The answer, my friend, is blowin’ in the wind. The answer is blowin’ in the wind... Assim começou uma carreira poética de qualidade inquestionável, a que o Prémio Nobel da Literatura 2016 faz justiça.
1. Os anos 1960, que quando tanto se fala de Bob Dylan é necessário recuperar, foram uma época de grandes conflitos, envolvendo estudantes, operários, minorias étnicas e mulheres – o objetivo era a luta contra o autoritarismo, a ordem estabelecida e os valores dominantes. No movimento estudantil, a contestação traduzia-se na recusa de uma cultura autoritária, acrítica; no movimento operário, resolvia-se no combate à exploração do patronato; no movimento das minorias, como os negros, expressava-se na luta contra a segregação racial e a favor de (melhores) empregos; no movimento feminista, manifestava-se como recusa de um padrão ético-sexual machista. O fenómeno teve expressões heterogéneas, tocou países geograficamente (e ideologicamente) distintos e estendeu-se às décadas seguintes. As primeiras manifestações sérias ocorreram em Berkeley (1964), com a ocupação da universidade: os estudantes queriam ter voz pedagogicamente e transformar a universidade num lugar de debate dos problemas sociais, políticos e económicos dos Estados Unidos da América. A contestação deslocou-se em seguida para a questão da discriminação racial, para a defesa dos direitos civis e para a recusa da guerra no Vietname. Daqui resultaram costumes mais livres, relações sociais mais flexíveis, uma cultura mais aberta e crítica, isto é, os anos ‘60 provocaram uma verdadeira revolução em todos os campos da vida quotidiana. Uma das componentes deste universo cultural foi o aparecimento de um novo sistema musical – a música já tinha conhecido uma notável difusão através da rádio, mas, com o aperfeiçoamento dos meios de reprodução, a evolução foi ainda maior.

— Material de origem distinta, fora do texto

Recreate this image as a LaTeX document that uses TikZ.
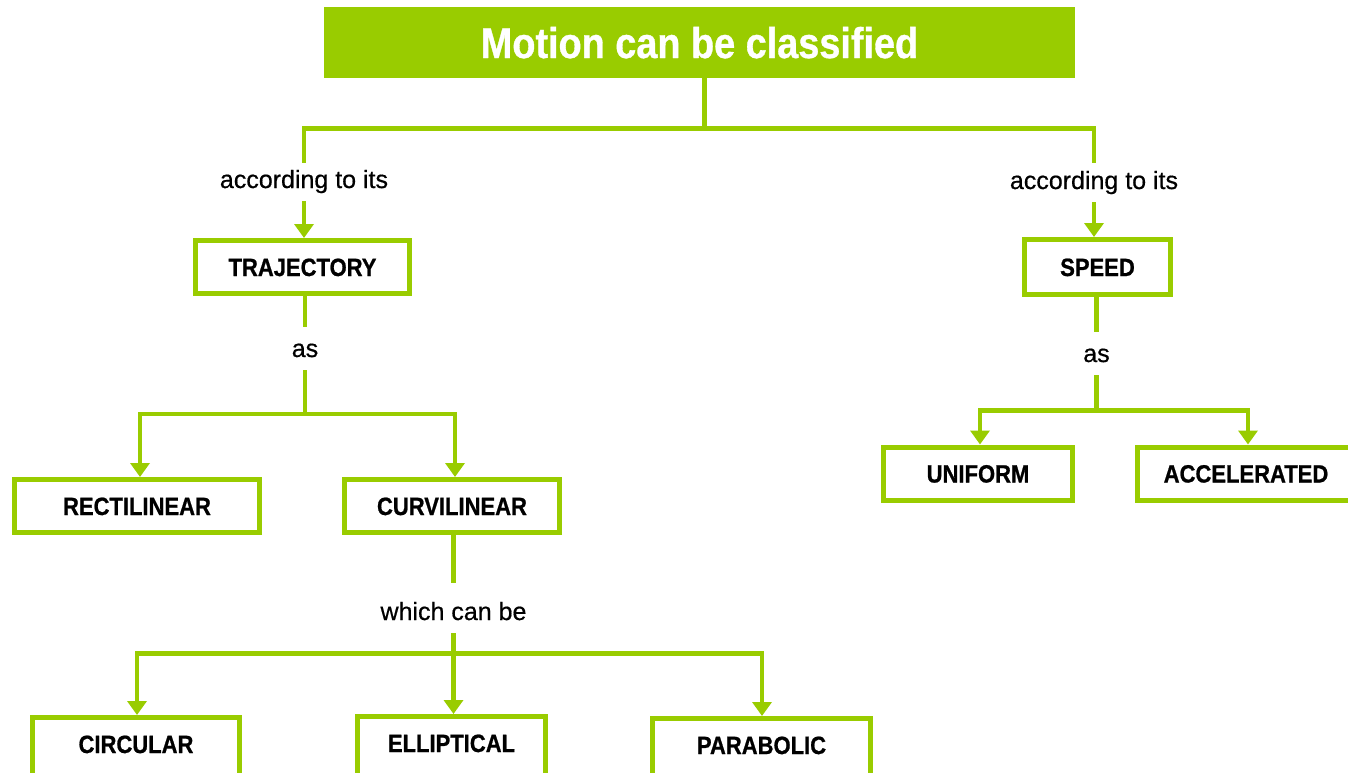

2. Os anos ‘60 foram também a idade do consumismo, sendo que os produtos mais consumidos eram roupas, eletrodomésticos, automóveis. Este crescimento do comércio é favorecido pela publicidade, sendo nesta fase que a televisão começa a ser prevalente: a possibilidade de mostrar eventos em tempo real, por exemplo, levou o espetáculo para o interior das casas, criou novos hábitos familiares e uma nova cultura em que a imagem se sobrepõe à palavra escrita. Estas alterações conduziram a uma arte que vai adaptar-se às exigências do novo universo cultural: a chamada Pop Art. Na pintura torna-se quase impossível discernir aquilo que se deve ao autor e aquilo que provém do mundo exterior. Como se sabe, nos alvores dos anos ‘60 tudo começa a mudar, afastando-se – há, pelo menos, essa ideia – o temor de uma guerra atómica imediata: aumenta o grau de aprovação da tecnologia, vista como fonte de abundância e riqueza, e desencadeia-se o boom industrial. Entende-se que seria melhor para os artistas deixarem-se tocar pelo progresso, representado pelos objetos produzidos em massa pela indústria. São esses objetos que entram nas telas, objetos que já não pertencem à natureza, que vêm do ciclo produtivo do homem, voluntariamente fabricados para satisfazer necessidades massificadas, são mercadorias – eis uma arte que exalta os objetos industriais, potenciando-os artisticamente, dando-lhes um sentido inesperado por via de um processo de livre associação.
3. A contestação não se esgotava nos modelos que investiam as formas mais tradicionais, tendo encontrado na música outro poderoso canal de difusão. O modelo que se desenvolveu contemporaneamente à beat generation foi o rock’n’roll, um tipo de música branca que se apresentava como um veículo anticonformista que punha em causa a música sentimental da época anterior. Assim se chegava a um ponto em que as diferentes formas de liberdade manifestadas na música, nos costumes (incluindo sexuais), na arte, se fundiam poderosamente. Ao movimento beat seguiu-se o hippie, especialmente ativo durante os anos de contestação à guerra do Vietname. Os maiores intérpretes do pacifismo e da solidariedade foram Joan Baez e Bob Dylan, deste sendo necessário citar “Blowin’in the Wind”, poema que abre com uma espécie de provocação à humanidade, que, não obstante 2.000 anos de evolução, ainda não tomou consciência da sua condição: o homem vagueia sem finalidade, até quando? Trata-se de um texto poético de grande expressividade, que consegue comprimir em três estrofes um conjunto de temáticas, valores e esperanças que marcam toda essa época. E assim se iniciou uma carreira (poética) cuja qualidade é inquestionável e a que o Prémio Nobel da Literatura faz justiça.